Il existe de multiples autres opportunités et domaines émergeants qui ont un potentiel au niveau de leur impact. Figurent parmi ceux-ci l'engagement auprès du secteur privé concernant la responsabilité sociale des entreprises, l'augmentation de leurs ressources, de leurs biens et de leur influence — en tant qu'employeurs, multinationales, annonceurs dans les médias — toujours avec le degré requis d'attention par rapport aux normes éthiques et au niveau des droits de l'homme.

Pourtant, au final, avec les initiatives s'attaquant directement à la violence à l'égard des femmes, le moyen le plus efficace d'accélérer les progrès est d'assurer des investissements simultanés, qui se renforcent mutuellement au niveau de l'égalité des sexes dans son ensemble — notamment dans les domaines stratégiques qui sont les plus étroitement associés à la violence à l'égard des femmes. Cela passe notamment par la participation des filles à l'école secondaire ; la garantie des droits des femmes en matière de procréation ; et l'autonomisation des femmes sur le plan économique et politique.

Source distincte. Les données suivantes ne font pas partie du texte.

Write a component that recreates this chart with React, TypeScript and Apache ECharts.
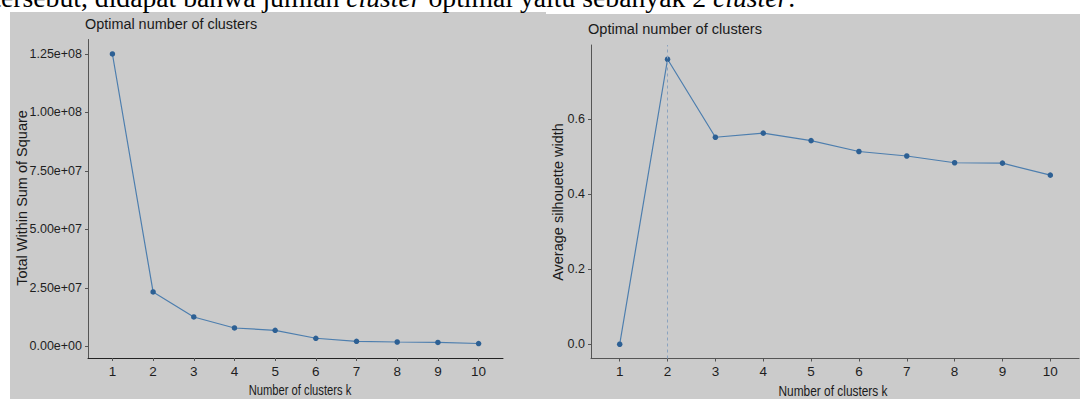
import React, { useEffect, useRef } from "react";
import * as echarts from "echarts";

// ---- data ----
const kValues = [1, 2, 3, 4, 5, 6, 7, 8, 9, 10];
const wssValues = [1.25e8, 2.32e7, 1.25e7, 7.8e6, 6.8e6, 3.4e6, 2.1e6, 1.8e6, 1.6e6, 1.15e6];
const silhouetteValues = [0, 0.76, 0.552, 0.563, 0.543, 0.514, 0.502, 0.484, 0.483, 0.451];
const wssTicks = [0, 2.5e7, 5e7, 7.5e7, 1e8, 1.25e8];
const wssTickLabels = ["0.00e+00", "2.50e+07", "5.00e+07", "7.50e+07", "1.00e+08", "1.25e+08"];
const silTicks = [0, 0.2, 0.4, 0.6];
const silTickLabels = ["0.0", "0.2", "0.4", "0.6"];
const optimalK = 2;
const chartTitle = "Optimal number of clusters";
const xTitle = "Number of clusters k";
const yTitleLeft = "Total Within Sum of Square";
const yTitleRight = "Average silhouette width";
const captionText = "tersebut, didapat bahwa jumlah {i|cluster} optimal yaitu sebanyak 2 {i|cluster}.";

const SANS = "'Liberation Sans', Arial, Helvetica, sans-serif";
const SERIF = "'Liberation Serif', 'Times New Roman', serif";
const PANEL = "#cbcbcb";
const LINE = "#4d7eae";
const POINT = "#2d6094";

function expand(vals: number[]) {
  const lo = Math.min(...vals);
  const hi = Math.max(...vals);
  const pad = (hi - lo) * 0.05;
  return [lo - pad, hi + pad];
}

function labelFor(ticks: number[], labels: string[]) {
  return (v: number) => {
    const i = ticks.findIndex((t) => Math.abs(t - v) < 1e-9 * Math.max(1, Math.abs(t)));
    return i >= 0 ? labels[i] : "";
  };
}

export default function App() {
  const ref = useRef<HTMLDivElement>(null);
  useEffect(() => {
    if (!ref.current) return;
    const chart = echarts.init(ref.current, undefined, { renderer: "svg" });
    const [wMin, wMax] = expand(wssValues);
    const [sMin, sMax] = expand(silhouetteValues);
    const xAxisBase = (idx: number, axisColor: string) => ({
      type: "value" as const,
      gridIndex: idx,
      min: 0.4,
      max: 10.6,
      axisLine: { show: true, onZero: false, lineStyle: { color: axisColor, width: 1 } },
      axisTick: { show: true, customValues: kValues, length: 3, lineStyle: { color: "#555" } },
      axisLabel: {
        customValues: kValues,
        color: "#1e1e1e",
        fontFamily: SANS,
        fontSize: 13.5,
        margin: 6,
      },
      splitLine: { show: false },
    });
    const yAxisBase = (idx: number, min: number, max: number, ticks: number[], labels: string[], axisColor: string) => ({
      type: "value" as const,
      gridIndex: idx,
      min,
      max,
      axisLine: { show: true, onZero: false, lineStyle: { color: axisColor, width: 1 } },
      axisTick: { show: true, customValues: ticks, length: 3, lineStyle: { color: "#555" } },
      axisLabel: {
        customValues: ticks,
        formatter: labelFor(ticks, labels),
        color: "#1e1e1e",
        fontFamily: SANS,
        fontSize: 12.5,
        margin: 6,
      },
      splitLine: { show: false },
    });
    const text = (t: string, x: number, y: number, size: number, extra: Record<string, unknown> = {}, align = "center") => ({
      type: "text",
      x,
      y,
      ...extra,
      style: { text: t, fontFamily: SANS, fontSize: size, fill: "#1a1a1a", align, verticalAlign: "middle" },
    });
    chart.setOption({
      animation: false,
      backgroundColor: "#ffffff",
      grid: [
        { left: 88, top: 39.5, width: 415, height: 318.5 },
        { left: 591, top: 45, width: 488, height: 313.5 },
      ],
      xAxis: [xAxisBase(0, "#222"), xAxisBase(1, "#555")],
      yAxis: [
        yAxisBase(0, wMin, wMax, wssTicks, wssTickLabels, "#555"),
        yAxisBase(1, sMin, sMax, silTicks, silTickLabels, "#555"),
      ],
      graphic: [
        { type: "rect", z: -10, shape: { x: 10, y: 12, width: 536, height: 400 }, style: { fill: PANEL } },
        { type: "rect", z: -10, shape: { x: 546, y: 14, width: 540, height: 400 }, style: { fill: PANEL } },
        {
          type: "text",
          z: 10,
          x: -6.7,
          y: -2.5,
          style: {
            text: captionText,
            fontFamily: SERIF,
            fontSize: 27.7,
            fill: "#000",
            verticalAlign: "middle",
            align: "left",
            rich: { i: { fontStyle: "italic", fontFamily: SERIF, fontSize: 27.7, fill: "#000" } },
          },
        },
        text(chartTitle, 85, 23.5, 15.5, { scaleX: 0.93 }, "left"),
        text(chartTitle, 588, 28.5, 15.5, { scaleX: 0.94 }, "left"),
        text(yTitleLeft, 22, 198, 14.5, { rotation: Math.PI / 2 }),
        text(yTitleRight, 558, 202, 14.5, { rotation: Math.PI / 2 }),
        text(xTitle, 300, 391, 14, { scaleX: 0.8 }),
        text(xTitle, 833, 391, 14, { scaleX: 0.85 }),
      ],
      series: [
        {
          type: "line",
          xAxisIndex: 0,
          yAxisIndex: 0,
          data: kValues.map((k, i) => [k, wssValues[i]]),
          symbol: "circle",
          symbolSize: 5.5,
          lineStyle: { color: LINE, width: 1.2 },
          itemStyle: { color: POINT },
        },
        {
          type: "line",
          xAxisIndex: 1,
          yAxisIndex: 1,
          data: kValues.map((k, i) => [k, silhouetteValues[i]]),
          symbol: "circle",
          symbolSize: 5.5,
          lineStyle: { color: LINE, width: 1.2 },
          itemStyle: { color: POINT },
          markLine: {
            silent: true,
            symbol: "none",
            label: { show: false },
            lineStyle: { type: [3, 3], color: "#8aa3c0", width: 1 },
            data: [{ xAxis: optimalK }],
          },
        },
      ],
    });
    return () => chart.dispose();
  }, []);
  return <div ref={ref} style={{ position: "absolute", left: 0, top: 0, width: 1080, height: 399 }} />;
}
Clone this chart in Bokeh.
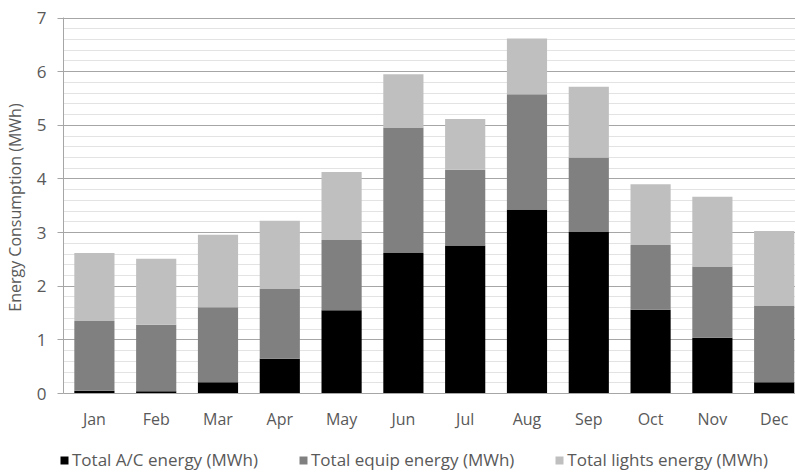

Tous les aspects de la vie des femmes sont étroitement liés, et peuvent servir de facteurs « protecteurs » contre la violence. Faute de quoi, une femme en situation de dépendance économique, avec peu de contrôle sur les décisions en matière de grossesse, est exposée à des risques supérieurs d'abus, avec toute la souffrance qui l'accompagne.

En bref, ces investissements cruciaux dans l'autonomisation des femmes et l'égalité des sexes — éducation, santé en matière de reproduction, autonomisation économique — ne sont pas seulement des stratégies visant à éliminer le fardeau non nécessaire de la violence sexiste en aidant à la prévenir, mais offrent aussi une rentabilité élevée et de multiples bénéfices pour les économies, le développement national et tous les membres de la société.

Au nom d'ONU Femmes, je vous remercie de votre attention et de cette opportunité de prendre la parole devant vous.